A similar question was presented in the recent case of State ex rel. Hall v. Canal Construction Co., 134 Ark. 447, 203 S. W. 704. On the 5th day of October the county-court of Poinsett County made an order adjourning until October 28th. The judge convened the court on October 26th and made an order the validity of which became of controlling importance. In holding the order of October 26th void we said:

“When the court adjourned to a day certain all persons interested had the right to remain away until the day fixed by the court to convene again, and the judge could not before that day arrived convene the court and proceed with the dispatch of the cases and other matters pending therein. The fact that by a statute in this State courts must be held at fixed times and places raises the implication that courts cannot assume a vagrant character and hold their sessions at other times or places than those provided by law. Mell v. State, 133 Ark. 197, 202 S. W. 33. The presiding judge had no right to convene the court on the 26th day of October, after having adjourned it to a fixed day which was later in point of time. Therefore the order entered upon the record of October 26, 1914, was made in vacation, and furnished no basis for an additional assessment of the land that was within the district.”

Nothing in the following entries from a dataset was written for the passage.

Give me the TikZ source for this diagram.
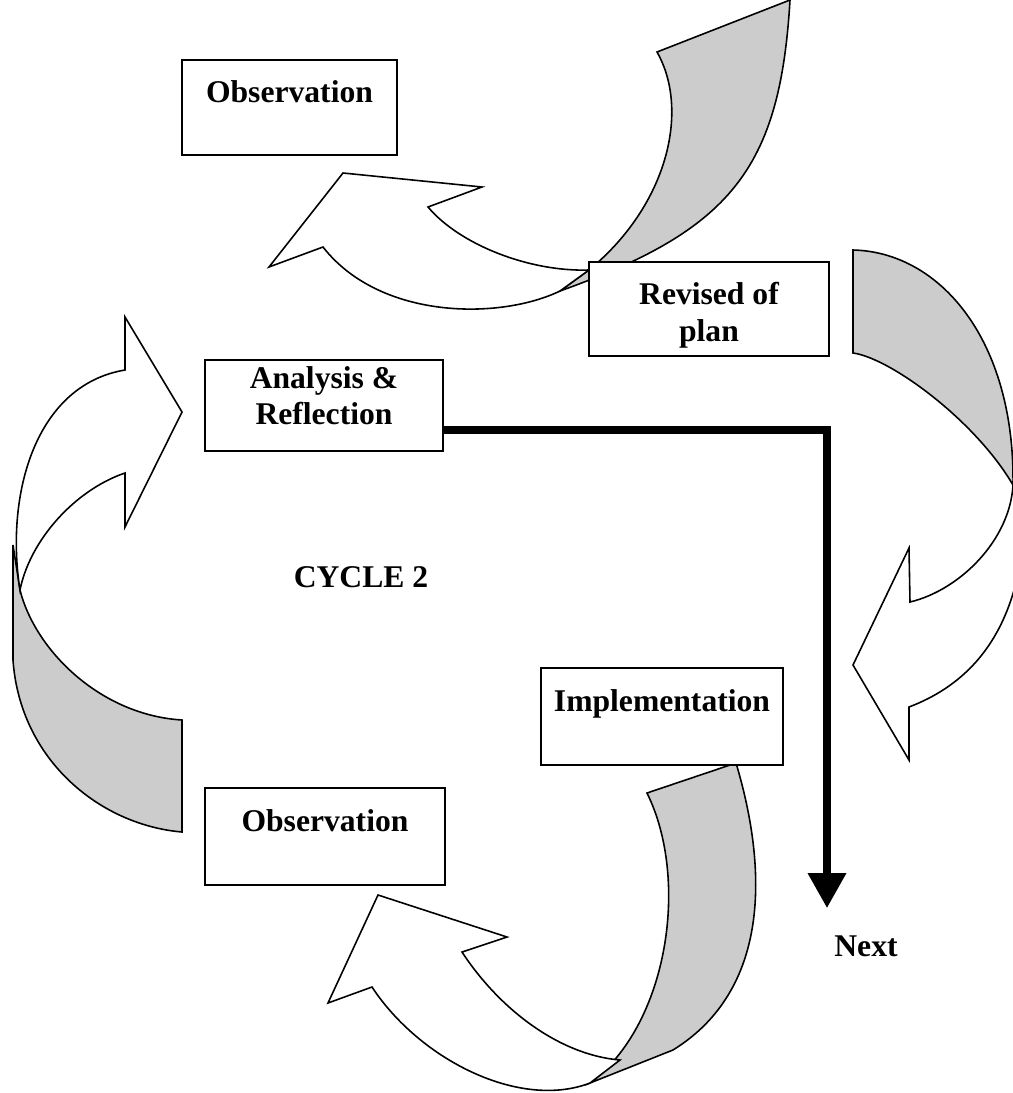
\documentclass[tikz,border=0pt]{standalone}
\usepackage{fontspec}
\setmainfont{Liberation Serif}
\usetikzlibrary{arrows.meta}
\definecolor{backgray}{RGB}{204,204,204}

\begin{document}
\begin{tikzpicture}[x=0.02cm, y=-0.02cm, line width=0.9pt,
    stagebox/.style={draw, fill=white, align=center, inner sep=0pt, font=\bfseries\fontsize{18}{20.5}\selectfont},
    oneline/.style={text depth=0.65cm},
    lbl/.style={font=\bfseries\fontsize{18}{20.5}\selectfont},
    backface/.style={draw, fill=backgray},
    frontface/.style={draw, fill=white},
    flowline/.style={line width=4pt, -{Triangle[length=0.7cm,width=0.74cm]}}]
    \useasboundingbox (0,0) rectangle (1013,1093);
    \clip (0,0) rectangle (1013,1093);

    % top curved arrow
    \draw[backface] (657,52) -- (790,0)
      .. controls (780,170) and (730,230) .. (560,291)
      -- (589,270)
      .. controls (668,205) and (690,110) .. (657,52)
      -- cycle;
    \draw[frontface] (428,207) -- (482,187) -- (343,173) -- (269,267) -- (323,247)
      .. controls (380,320) and (500,320) .. (560,291)
      -- (589,270)
      .. controls (530,272) and (460,245) .. (428,207)
      -- cycle;

    % right curved arrow
    \draw[backface] (853,250) -- (853,353)
      .. controls (890,358) and (975,420) .. (1013,485)
      .. controls (1015,340) and (940,252) .. (853,250)
      -- cycle;
    \draw[frontface] (1013,485)
      .. controls (1010,540) and (960,590) .. (910,602)
      -- (909,548) -- (853,665) -- (909,760) -- (909,707)
      .. controls (980,680) and (1020,620) .. (1025,520)
      -- cycle;

    % left curved arrow
    \draw[backface] (20,590)
      .. controls (35,650) and (100,715) .. (182,720)
      -- (182,832)
      .. controls (100,825) and (20,760) .. (13,660)
      -- (13,545) -- cycle;
    \draw[frontface] (125,370)
      .. controls (35,385) and (5,495) .. (20,590)
      .. controls (30,540) and (75,490) .. (125,473)
      -- (125,527) -- (182,412) -- (125,317) -- cycle;

    % bottom curved arrow
    \draw[backface] (647,793) -- (736,763)
      .. controls (768,870) and (770,990) .. (673,1050)
      -- (590,1083)
      .. controls (668,1025) and (690,880) .. (647,793)
      -- cycle;
    \draw[frontface] (462,952) -- (507,937) -- (378,895) -- (328,1003) -- (372,987)
      .. controls (420,1060) and (520,1110) .. (590,1083)
      -- (620,1060)
      .. controls (560,1055) and (500,1010) .. (462,952)
      -- cycle;

    % Observation (top)
    \node[stagebox, oneline, minimum width=4.3cm, minimum height=1.9cm] (o1) at (289.5,107.5) {Observation};

    % Revised of plan
    \node[stagebox, text height=1.28cm, text depth=0pt, minimum width=4.8cm, minimum height=1.88cm] (rp) at (709,309) {Revised of\\plan};

    % Analysis & Reflection
    \node[stagebox, text height=0.76cm, text depth=0pt, minimum width=4.76cm, minimum height=1.82cm] (ar) at (324,405.5) {Analysis \&\\Reflection};

    % Implementation
    \node[stagebox, oneline, minimum width=4.84cm, minimum height=1.94cm] (im) at (662,716.5) {Implementation};

    % Observation (bottom)
    \node[stagebox, oneline, minimum width=4.8cm, minimum height=1.94cm] (o2) at (325,836.5) {Observation};

    % labels
    \node[lbl] (cy) at (361,577) {CYCLE 2};
    \node[lbl] (nx) at (866,946) {Next};

    % way out to the next cycle
    \coordinate (tip) at (827,908);
    \draw[flowline] ([yshift=-0.49cm]ar.east) -| (tip);
\end{tikzpicture}
\end{document}
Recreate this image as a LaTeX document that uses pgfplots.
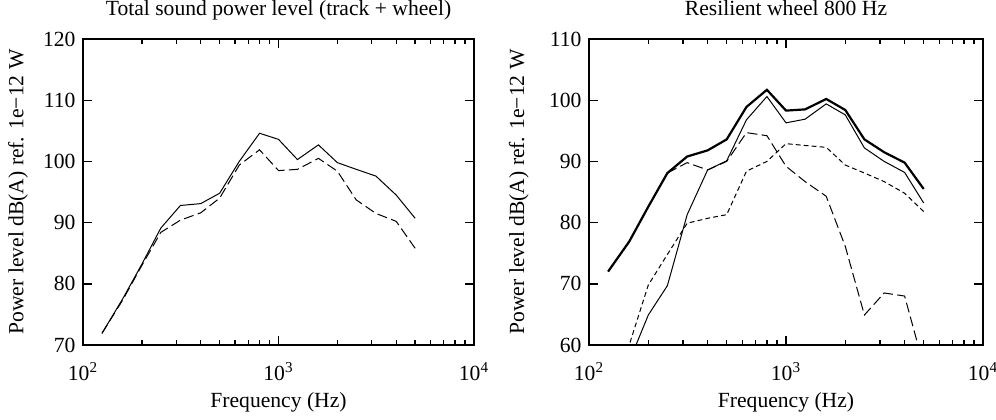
\documentclass[border=0pt]{standalone}
\usepackage{pgfplots}
\pgfplotsset{compat=1.18}
\usepackage{fontspec}
\setmainfont{Liberation Serif}

\tikzset{
  solidthin/.style={black, line width=0.5pt},
  solidthick/.style={black, line width=1.1pt},
  longdash/.style={black, line width=0.5pt, dash pattern=on 5pt off 2.2pt},
  shortdash/.style={black, line width=0.5pt, dash pattern=on 2.4pt off 1.6pt},
}
\pgfplotsset{
  every axis title/.style={at={(axis description cs:0.5,1)}, anchor=base, yshift=12pt},
}

\begin{document}
\fontsize{10.8}{13}\selectfont
\begin{tikzpicture}
\useasboundingbox (-41.5pt,-37pt) rectangle (456.5pt,172.5pt);

% total sound power, track + wheel
\begin{axis}[
    scale only axis,
    width=195.5pt, height=153pt,
    xmode=log,
    xmin=100, xmax=10000,
    xtick={100,1000,10000},
    xticklabels={10\textsuperscript{2},10\textsuperscript{3},10\textsuperscript{4}},
    xticklabel style={anchor=base, yshift=-17.5pt},
    ymin=70, ymax=120,
    ytick={70,80,...,120},
    yticklabel style={/pgf/number format/assume math mode=true},
    axis line style={line width=1pt},
    major tick length=4.5pt,
    minor tick length=2.5pt,
    tick style={black, line width=0.7pt},
    tick align=inside,
    xlabel={Frequency (Hz)},
    xlabel style={at={(axis description cs:0.5,0)}, anchor=base, yshift=-31pt},
    ylabel={Power level dB(A) ref. 1e−12 W},
    ylabel style={at={(axis description cs:-0.166,0.5)}, anchor=center},
    title={Total sound power level (track + wheel)},
]
  \addplot[solidthin] coordinates {
    (125,71.9) (160,77.6) (200,83.2) (250,89.1) (315,92.8) (400,93.1)
    (500,94.8) (630,100.0) (800,104.6) (1000,103.6) (1250,100.3) (1600,102.7)
    (2000,99.8) (2500,98.7) (3150,97.6) (4000,94.5) (5000,90.7)};
  \addplot[longdash] coordinates {
    (125,71.9) (160,77.4) (200,83.0) (250,88.4) (315,90.4) (400,91.6)
    (500,94.0) (630,99.4) (800,101.9) (1000,98.5) (1250,98.7) (1600,100.5)
    (2000,98.4) (2500,93.7) (3150,91.5) (4000,90.2) (5000,85.8)};
\end{axis}

% resilient wheel
\begin{axis}[
    xshift=253pt,
    scale only axis,
    width=197pt, height=153pt,
    xmode=log,
    xmin=100, xmax=10000,
    xtick={100,1000,10000},
    xticklabels={10\textsuperscript{2},10\textsuperscript{3},10\textsuperscript{4}},
    xticklabel style={anchor=base, yshift=-17.5pt},
    ymin=60, ymax=110,
    ytick={60,70,...,110},
    yticklabel style={/pgf/number format/assume math mode=true},
    axis line style={line width=1pt},
    major tick length=4.5pt,
    minor tick length=2.5pt,
    tick style={black, line width=0.7pt},
    tick align=inside,
    xlabel={Frequency (Hz)},
    xlabel style={at={(axis description cs:0.5,0)}, anchor=base, yshift=-31pt},
    ylabel={Power level dB(A) ref. 1e−12 W},
    ylabel style={at={(axis description cs:-0.178,0.5)}, anchor=center},
    title={Resilient wheel 800 Hz},
]
  \addplot[solidthick] coordinates {
    (125,72.0) (160,76.9) (200,82.6) (250,88.1) (315,90.8) (400,91.8)
    (500,93.6) (630,98.9) (800,101.7) (1000,98.3) (1250,98.5) (1600,100.2)
    (2000,98.4) (2500,93.6) (3150,91.5) (4000,89.8) (5000,85.5)};
  \addplot[solidthin] coordinates {
    (125,50.0) (160,57.3) (200,64.9) (250,69.7) (315,81.3) (400,88.6)
    (500,90.1) (630,96.8) (800,100.6) (1000,96.3) (1250,96.9) (1600,99.4)
    (2000,97.6) (2500,92.2) (3150,90.0) (4000,88.2) (5000,83.2)};
  \addplot[shortdash] coordinates {
    (125,52.0) (160,60.0) (200,69.8) (250,74.8) (315,79.9) (400,80.7)
    (500,81.3) (630,88.4) (800,90.0) (1000,92.9) (1250,92.6) (1600,92.3)
    (2000,89.4) (2500,88.1) (3150,86.7) (4000,84.8) (5000,81.8)};
  \addplot[longdash] coordinates {
    (125,72.0) (160,76.9) (200,82.6) (250,88.1) (315,89.8) (400,88.6)
    (500,90.0) (630,94.7) (800,94.2) (1000,89.2) (1250,86.7) (1600,84.3)
    (2000,76.1) (2500,64.9) (3150,68.5) (4000,68.0) (5000,56.6)};
\end{axis}
\end{tikzpicture}
\end{document}
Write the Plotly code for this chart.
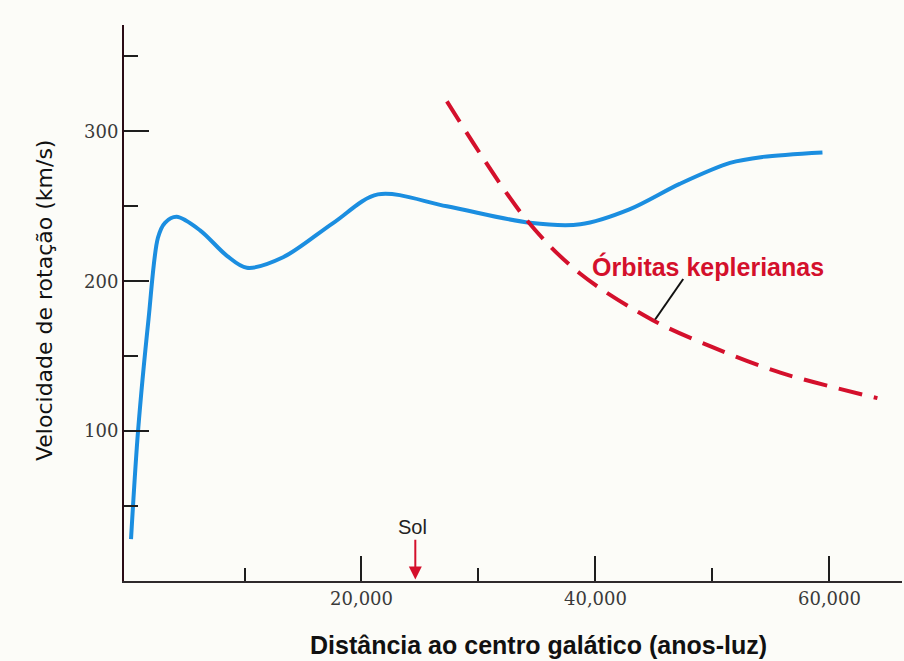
import plotly.graph_objects as go

# Observed rotation curve of the Galaxy (distance in light-years, speed in km/s)
dist_obs = [300, 900, 1800, 2600, 3200, 4200, 6200, 8500, 10200, 13300,
            17600, 21400, 27300, 34400, 38700, 42900, 47200, 51500, 54300, 59400]
vel_obs = [28, 100, 175, 229, 239, 243, 234, 217, 209, 216,
           239, 258, 250, 239, 238, 248, 265, 279, 283, 286]

# Keplerian (point-mass) expectation
dist_kep = [27300, 34100, 38700, 44900, 50000, 55800, 64100]
vel_kep = [320, 241, 205, 174, 156, 139, 122]

sun_dist = 24600

y_major = [100, 200, 300]
y_minor = [50, 150, 250, 350]
x_major = [20000, 40000, 60000]
x_major_text = ["20,000", "40,000", "60,000"]
x_minor = [10000, 30000, 50000]

BLUE = "#1b8ee0"
RED = "#d4102c"
BG = "#fcfcf8"

fig = go.Figure()
fig.add_trace(go.Scatter(
    x=dist_obs, y=vel_obs, mode="lines",
    line=dict(color=BLUE, width=4, shape="spline", smoothing=0.9),
    hoverinfo="skip"))
fig.add_trace(go.Scatter(
    x=dist_kep, y=vel_kep, mode="lines",
    line=dict(color=RED, width=4, shape="spline", smoothing=0.9, dash="24px,12px"),
    hoverinfo="skip"))

# pointer from the label to the Keplerian curve
fig.add_trace(go.Scatter(
    x=[47500, 45100], y=[201.5, 174.5], mode="lines",
    line=dict(color="#111111", width=2), hoverinfo="skip"))

fig.add_annotation(
    x=49600, y=210, xref="x", yref="y", text="<b>Órbitas keplerianas</b>",
    showarrow=False, font=dict(family="Liberation Sans", size=25, color=RED),
    xanchor="center", yanchor="middle")

# Sun position marker
fig.add_annotation(
    x=sun_dist, y=1, ax=sun_dist, ay=28.5, xref="x", yref="y",
    axref="x", ayref="y", text="", showarrow=True,
    arrowhead=2, arrowsize=1.3, arrowwidth=2, arrowcolor=RED)
fig.add_annotation(
    x=sun_dist - 200, y=36, xref="x", yref="y", text="Sol",
    showarrow=False, font=dict(family="Liberation Sans", size=20, color="#222222"),
    xanchor="center", yanchor="middle")

# axis titles
fig.add_annotation(
    x=0.533, y=-0.116, xref="paper", yref="paper",
    text="<b>Distância ao centro galático (anos-luz)</b>",
    showarrow=False, font=dict(family="Liberation Sans", size=25, color="#111111"),
    xanchor="center", yanchor="middle")
fig.add_annotation(
    x=-0.1015, y=0.5036, xref="paper", yref="paper",
    text="Velocidade de rotação (km/s)", textangle=-90,
    showarrow=False, font=dict(family="DejaVu Sans", size=22, color="#111111"),
    xanchor="center", yanchor="middle")

tick_font = dict(family="DejaVu Serif", size=18, color="#3a3a3a")

fig.update_layout(
    width=904, height=661,
    margin=dict(l=124, r=2, t=25, b=80),
    paper_bgcolor=BG, plot_bgcolor=BG,
    showlegend=False,
    xaxis=dict(
        range=[-300, 66200], showgrid=False, zeroline=False,
        showline=True, linecolor="#2e2a2c", linewidth=2,
        ticks="inside", ticklen=25, tickwidth=2, tickcolor="#1e1e1e",
        tickmode="array", tickvals=x_major, ticktext=x_major_text,
        tickfont=tick_font,
        minor=dict(tickmode="array", tickvals=x_minor, ticks="inside",
                   ticklen=13, tickwidth=2, tickcolor="#1e1e1e", showgrid=False),
    ),
    yaxis=dict(
        range=[0, 371], showgrid=False, zeroline=False,
        showline=True, linecolor="#2a0c16", linewidth=2,
        ticks="inside", ticklen=25, tickwidth=2, tickcolor="#1e1e1e",
        tickmode="array", tickvals=y_major,
        tickfont=tick_font,
        minor=dict(tickmode="array", tickvals=y_minor, ticks="inside",
                   ticklen=14, tickwidth=2, tickcolor="#1e1e1e", showgrid=False),
    ),
)

fig.write_html("out.html")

Parker’s demand of Anderson having been made on January 7th, a day prior to the discharge of the first bond, and the conversion having also occurred prior to the discharge of this bond, it follows that the sureties on both bonds are liable to the wards for the money so converted. Dugger v. Wright, 51 Ark. 232. But these sureties, being liable to the same person for the same debt, are co-sureties and as such, between themselves, *160are under the obligation to equalize their common burden. Dugger v. Wright, supra.

The majority of the court are, therefore, of the opinion that, inasmuch as it was the purpose of the sureties who executed the second bond to thereby release the sureties on the first bond from liability and Parker paid over the sum of $504.50 only when assured that the second bond had been approved and the first discharged, it is considered equitable that this intent should be given effect by holding the sureties on the second bond primarily liable for this $504.50 paid to Anderson by Parker on January 7th. But the conversion of the $240 item occurred during the life of the first bond, as did also the $63 interest on the $500 loan, which was used in paying Anderson’s individual note at the bank, and the sureties on the first bond will, therefore, be held primarily liable for these two items.

The decree of the court below will be reversed with directions to enter a decree in accordance with this opinion.